PROBLEM STATEMENT:
Transcribe, exactly as they appear, the line that contains "What matplotlib code", the line that contains "plt.rcParams['mathtext.sf'] = 'Noto", and every line in between, and nothing else.

[START MATERIAL]

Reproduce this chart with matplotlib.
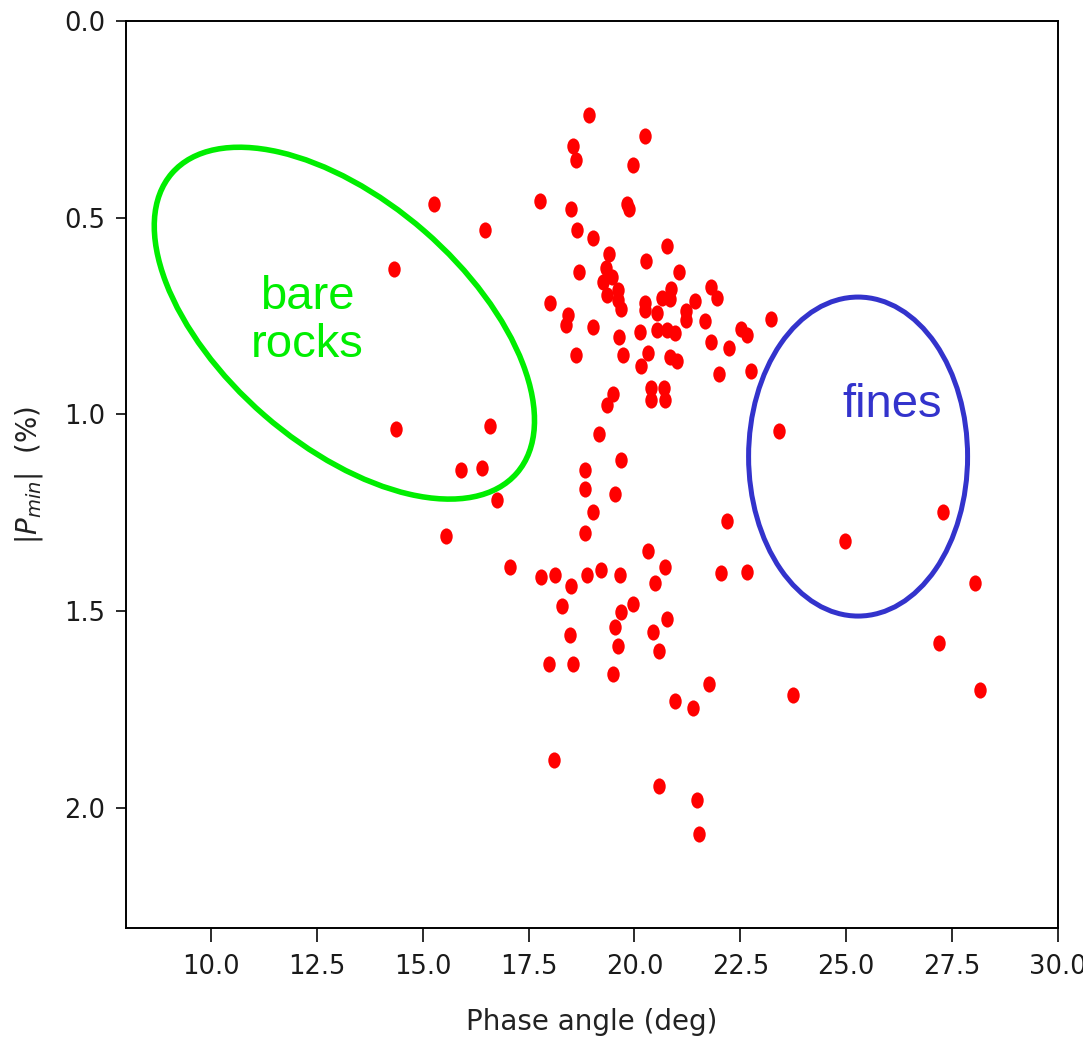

[END MATERIAL]
[START MATERIAL]

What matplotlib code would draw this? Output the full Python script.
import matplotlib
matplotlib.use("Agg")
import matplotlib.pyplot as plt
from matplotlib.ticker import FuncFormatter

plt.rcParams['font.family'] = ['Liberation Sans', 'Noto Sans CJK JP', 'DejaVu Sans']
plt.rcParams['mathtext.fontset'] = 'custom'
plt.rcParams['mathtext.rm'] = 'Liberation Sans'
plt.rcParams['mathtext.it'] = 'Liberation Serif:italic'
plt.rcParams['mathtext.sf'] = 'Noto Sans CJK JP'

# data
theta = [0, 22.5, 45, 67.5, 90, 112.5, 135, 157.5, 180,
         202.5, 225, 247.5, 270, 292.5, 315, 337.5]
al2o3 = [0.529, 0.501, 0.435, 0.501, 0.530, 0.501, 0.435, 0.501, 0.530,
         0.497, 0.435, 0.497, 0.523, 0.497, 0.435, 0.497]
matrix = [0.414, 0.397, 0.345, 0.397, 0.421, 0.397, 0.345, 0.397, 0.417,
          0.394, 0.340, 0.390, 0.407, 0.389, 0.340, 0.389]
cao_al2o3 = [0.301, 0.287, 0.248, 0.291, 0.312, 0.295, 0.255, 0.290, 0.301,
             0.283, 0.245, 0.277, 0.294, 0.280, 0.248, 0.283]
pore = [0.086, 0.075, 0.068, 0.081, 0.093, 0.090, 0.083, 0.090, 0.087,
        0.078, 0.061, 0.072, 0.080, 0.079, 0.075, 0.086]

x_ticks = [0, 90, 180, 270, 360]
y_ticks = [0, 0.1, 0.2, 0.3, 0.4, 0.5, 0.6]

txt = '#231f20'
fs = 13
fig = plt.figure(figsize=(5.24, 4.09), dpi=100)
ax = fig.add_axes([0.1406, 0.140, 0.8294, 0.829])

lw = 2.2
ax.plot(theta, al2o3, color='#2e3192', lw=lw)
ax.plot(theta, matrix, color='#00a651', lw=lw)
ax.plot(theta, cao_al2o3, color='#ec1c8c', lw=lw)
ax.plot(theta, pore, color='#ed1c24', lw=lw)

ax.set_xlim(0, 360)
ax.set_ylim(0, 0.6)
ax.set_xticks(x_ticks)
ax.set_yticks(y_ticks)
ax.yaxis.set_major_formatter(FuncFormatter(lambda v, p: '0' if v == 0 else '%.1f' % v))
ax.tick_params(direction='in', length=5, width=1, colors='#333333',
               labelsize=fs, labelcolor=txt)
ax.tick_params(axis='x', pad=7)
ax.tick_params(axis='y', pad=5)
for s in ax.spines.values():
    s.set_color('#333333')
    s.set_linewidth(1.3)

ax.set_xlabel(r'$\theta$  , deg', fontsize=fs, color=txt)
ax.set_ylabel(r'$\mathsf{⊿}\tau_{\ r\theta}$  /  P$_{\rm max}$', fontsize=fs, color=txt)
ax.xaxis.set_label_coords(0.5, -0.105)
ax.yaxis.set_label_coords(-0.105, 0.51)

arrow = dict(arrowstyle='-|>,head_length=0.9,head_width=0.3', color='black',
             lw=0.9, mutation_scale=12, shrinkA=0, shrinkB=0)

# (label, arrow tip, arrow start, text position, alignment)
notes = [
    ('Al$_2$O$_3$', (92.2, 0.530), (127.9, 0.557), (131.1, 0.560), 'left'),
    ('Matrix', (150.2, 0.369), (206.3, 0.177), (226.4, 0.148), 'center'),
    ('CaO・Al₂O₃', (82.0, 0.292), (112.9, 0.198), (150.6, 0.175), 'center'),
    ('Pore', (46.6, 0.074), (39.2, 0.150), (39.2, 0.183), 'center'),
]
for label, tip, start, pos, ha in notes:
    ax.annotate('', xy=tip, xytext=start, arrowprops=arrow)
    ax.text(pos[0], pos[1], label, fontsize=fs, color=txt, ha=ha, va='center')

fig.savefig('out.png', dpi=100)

[END MATERIAL]
[START MATERIAL]

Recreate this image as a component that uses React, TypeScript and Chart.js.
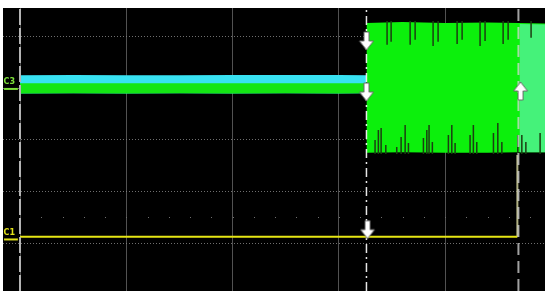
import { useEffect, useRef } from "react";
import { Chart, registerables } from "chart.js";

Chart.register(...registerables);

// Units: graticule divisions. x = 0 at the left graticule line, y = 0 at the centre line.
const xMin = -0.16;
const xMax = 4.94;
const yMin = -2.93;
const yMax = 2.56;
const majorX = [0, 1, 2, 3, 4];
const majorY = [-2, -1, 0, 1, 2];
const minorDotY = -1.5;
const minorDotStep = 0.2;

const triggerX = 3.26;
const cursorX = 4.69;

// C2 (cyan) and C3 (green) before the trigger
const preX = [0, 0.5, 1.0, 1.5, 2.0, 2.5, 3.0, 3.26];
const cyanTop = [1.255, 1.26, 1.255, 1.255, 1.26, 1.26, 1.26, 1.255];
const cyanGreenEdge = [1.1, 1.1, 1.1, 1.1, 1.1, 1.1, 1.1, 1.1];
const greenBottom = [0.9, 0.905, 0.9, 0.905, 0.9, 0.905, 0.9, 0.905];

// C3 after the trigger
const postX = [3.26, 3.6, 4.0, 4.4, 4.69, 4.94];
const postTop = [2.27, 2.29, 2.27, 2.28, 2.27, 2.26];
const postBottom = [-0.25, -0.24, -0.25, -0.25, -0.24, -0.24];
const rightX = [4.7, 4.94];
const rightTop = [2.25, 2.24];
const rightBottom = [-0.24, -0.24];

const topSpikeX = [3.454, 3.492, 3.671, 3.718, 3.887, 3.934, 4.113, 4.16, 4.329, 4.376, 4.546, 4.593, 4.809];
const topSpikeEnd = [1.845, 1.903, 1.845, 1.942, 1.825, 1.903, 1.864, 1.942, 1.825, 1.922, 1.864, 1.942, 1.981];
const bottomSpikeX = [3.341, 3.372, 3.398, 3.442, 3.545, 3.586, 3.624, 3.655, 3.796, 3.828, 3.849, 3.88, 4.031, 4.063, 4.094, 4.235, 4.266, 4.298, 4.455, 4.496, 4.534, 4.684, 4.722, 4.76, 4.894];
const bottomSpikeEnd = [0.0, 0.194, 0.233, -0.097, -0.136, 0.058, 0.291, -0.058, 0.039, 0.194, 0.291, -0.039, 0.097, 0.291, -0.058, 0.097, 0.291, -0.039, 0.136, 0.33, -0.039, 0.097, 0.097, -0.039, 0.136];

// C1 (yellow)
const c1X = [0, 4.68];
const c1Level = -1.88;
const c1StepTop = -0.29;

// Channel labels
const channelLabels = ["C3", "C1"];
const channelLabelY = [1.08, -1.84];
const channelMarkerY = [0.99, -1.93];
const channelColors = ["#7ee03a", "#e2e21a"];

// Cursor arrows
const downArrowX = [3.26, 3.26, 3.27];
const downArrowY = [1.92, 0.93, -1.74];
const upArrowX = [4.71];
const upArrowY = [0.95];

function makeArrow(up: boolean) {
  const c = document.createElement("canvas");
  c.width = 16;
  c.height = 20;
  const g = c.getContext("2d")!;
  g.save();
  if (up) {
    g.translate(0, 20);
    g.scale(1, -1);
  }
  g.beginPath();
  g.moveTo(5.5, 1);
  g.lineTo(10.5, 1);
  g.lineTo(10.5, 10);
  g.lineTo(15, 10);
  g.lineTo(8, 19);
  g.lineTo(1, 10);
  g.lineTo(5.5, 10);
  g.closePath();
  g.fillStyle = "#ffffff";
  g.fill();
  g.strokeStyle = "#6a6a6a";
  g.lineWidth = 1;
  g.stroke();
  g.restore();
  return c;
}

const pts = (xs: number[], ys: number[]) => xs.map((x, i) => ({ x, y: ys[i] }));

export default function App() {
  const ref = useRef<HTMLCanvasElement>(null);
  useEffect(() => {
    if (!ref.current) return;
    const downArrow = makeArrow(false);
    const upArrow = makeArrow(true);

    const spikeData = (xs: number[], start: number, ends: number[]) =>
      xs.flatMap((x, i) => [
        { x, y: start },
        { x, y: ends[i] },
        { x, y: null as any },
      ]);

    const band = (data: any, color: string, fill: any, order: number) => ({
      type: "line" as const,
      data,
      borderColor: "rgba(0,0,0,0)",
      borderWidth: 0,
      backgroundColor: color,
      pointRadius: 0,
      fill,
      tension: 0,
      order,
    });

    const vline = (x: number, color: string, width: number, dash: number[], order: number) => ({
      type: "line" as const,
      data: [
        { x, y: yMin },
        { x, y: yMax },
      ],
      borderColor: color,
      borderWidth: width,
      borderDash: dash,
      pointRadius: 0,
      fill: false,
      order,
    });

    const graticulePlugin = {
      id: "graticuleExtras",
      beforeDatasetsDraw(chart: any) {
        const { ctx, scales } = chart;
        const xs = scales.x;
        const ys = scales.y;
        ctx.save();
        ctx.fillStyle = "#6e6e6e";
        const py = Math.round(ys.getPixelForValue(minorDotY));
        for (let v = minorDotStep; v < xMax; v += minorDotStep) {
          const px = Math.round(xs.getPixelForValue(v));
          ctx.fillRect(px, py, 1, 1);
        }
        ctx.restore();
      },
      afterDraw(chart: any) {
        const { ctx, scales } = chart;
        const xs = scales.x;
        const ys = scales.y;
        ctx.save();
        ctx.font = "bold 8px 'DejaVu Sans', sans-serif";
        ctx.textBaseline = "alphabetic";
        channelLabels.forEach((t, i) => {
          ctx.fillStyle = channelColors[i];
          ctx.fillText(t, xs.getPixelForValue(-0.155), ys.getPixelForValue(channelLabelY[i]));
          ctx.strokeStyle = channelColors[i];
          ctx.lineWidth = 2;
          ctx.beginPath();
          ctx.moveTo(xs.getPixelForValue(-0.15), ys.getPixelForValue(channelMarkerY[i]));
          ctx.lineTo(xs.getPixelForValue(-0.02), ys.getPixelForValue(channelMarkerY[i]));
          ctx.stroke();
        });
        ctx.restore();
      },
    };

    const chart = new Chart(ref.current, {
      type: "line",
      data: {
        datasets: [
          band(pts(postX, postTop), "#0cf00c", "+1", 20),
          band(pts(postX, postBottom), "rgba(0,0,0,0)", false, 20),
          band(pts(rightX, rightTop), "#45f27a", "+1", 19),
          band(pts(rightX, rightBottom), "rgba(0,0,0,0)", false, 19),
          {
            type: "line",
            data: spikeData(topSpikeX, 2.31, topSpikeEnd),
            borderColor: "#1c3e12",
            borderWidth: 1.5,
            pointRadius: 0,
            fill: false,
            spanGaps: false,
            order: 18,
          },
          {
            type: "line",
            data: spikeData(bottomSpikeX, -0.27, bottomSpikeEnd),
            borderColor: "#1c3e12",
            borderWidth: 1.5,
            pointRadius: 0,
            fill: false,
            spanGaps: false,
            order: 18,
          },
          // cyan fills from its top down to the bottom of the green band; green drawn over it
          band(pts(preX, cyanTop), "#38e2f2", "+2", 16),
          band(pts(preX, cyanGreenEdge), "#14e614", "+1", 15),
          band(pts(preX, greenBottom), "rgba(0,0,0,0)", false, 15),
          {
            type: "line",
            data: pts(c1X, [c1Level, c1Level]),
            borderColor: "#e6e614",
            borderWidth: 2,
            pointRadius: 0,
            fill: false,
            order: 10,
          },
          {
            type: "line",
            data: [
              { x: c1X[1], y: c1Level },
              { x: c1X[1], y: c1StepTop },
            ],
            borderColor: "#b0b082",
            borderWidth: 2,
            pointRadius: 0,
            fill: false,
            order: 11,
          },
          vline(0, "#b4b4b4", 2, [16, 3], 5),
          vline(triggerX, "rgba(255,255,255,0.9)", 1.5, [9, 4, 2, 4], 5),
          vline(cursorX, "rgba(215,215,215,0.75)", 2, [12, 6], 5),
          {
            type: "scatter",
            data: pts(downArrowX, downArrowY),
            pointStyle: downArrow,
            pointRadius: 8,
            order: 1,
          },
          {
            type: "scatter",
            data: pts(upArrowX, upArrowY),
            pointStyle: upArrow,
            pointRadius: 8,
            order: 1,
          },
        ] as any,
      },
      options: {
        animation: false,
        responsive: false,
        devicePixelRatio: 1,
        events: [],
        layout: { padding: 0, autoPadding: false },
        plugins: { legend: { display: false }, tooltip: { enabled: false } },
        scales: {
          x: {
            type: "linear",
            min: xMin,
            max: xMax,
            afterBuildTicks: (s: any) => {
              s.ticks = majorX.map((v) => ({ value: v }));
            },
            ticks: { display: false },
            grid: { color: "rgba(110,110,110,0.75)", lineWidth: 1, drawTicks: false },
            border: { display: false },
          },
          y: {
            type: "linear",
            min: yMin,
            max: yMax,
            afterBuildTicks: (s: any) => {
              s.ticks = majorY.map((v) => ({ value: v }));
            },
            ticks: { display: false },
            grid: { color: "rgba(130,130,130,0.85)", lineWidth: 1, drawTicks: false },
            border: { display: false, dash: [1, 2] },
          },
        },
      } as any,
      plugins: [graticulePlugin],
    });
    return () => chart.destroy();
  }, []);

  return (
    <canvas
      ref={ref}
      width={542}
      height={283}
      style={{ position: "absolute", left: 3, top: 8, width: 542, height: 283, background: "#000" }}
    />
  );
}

[END MATERIAL]

RESPONSE TO THIS EXERCISE:
What matplotlib code would draw this? Output the full Python script.
import matplotlib
matplotlib.use("Agg")
import matplotlib.pyplot as plt
from matplotlib.ticker import FuncFormatter

plt.rcParams['font.family'] = ['Liberation Sans', 'Noto Sans CJK JP', 'DejaVu Sans']
plt.rcParams['mathtext.fontset'] = 'custom'
plt.rcParams['mathtext.rm'] = 'Liberation Sans'
plt.rcParams['mathtext.it'] = 'Liberation Serif:italic'
plt.rcParams['mathtext.sf'] = 'Noto Sans CJK JP'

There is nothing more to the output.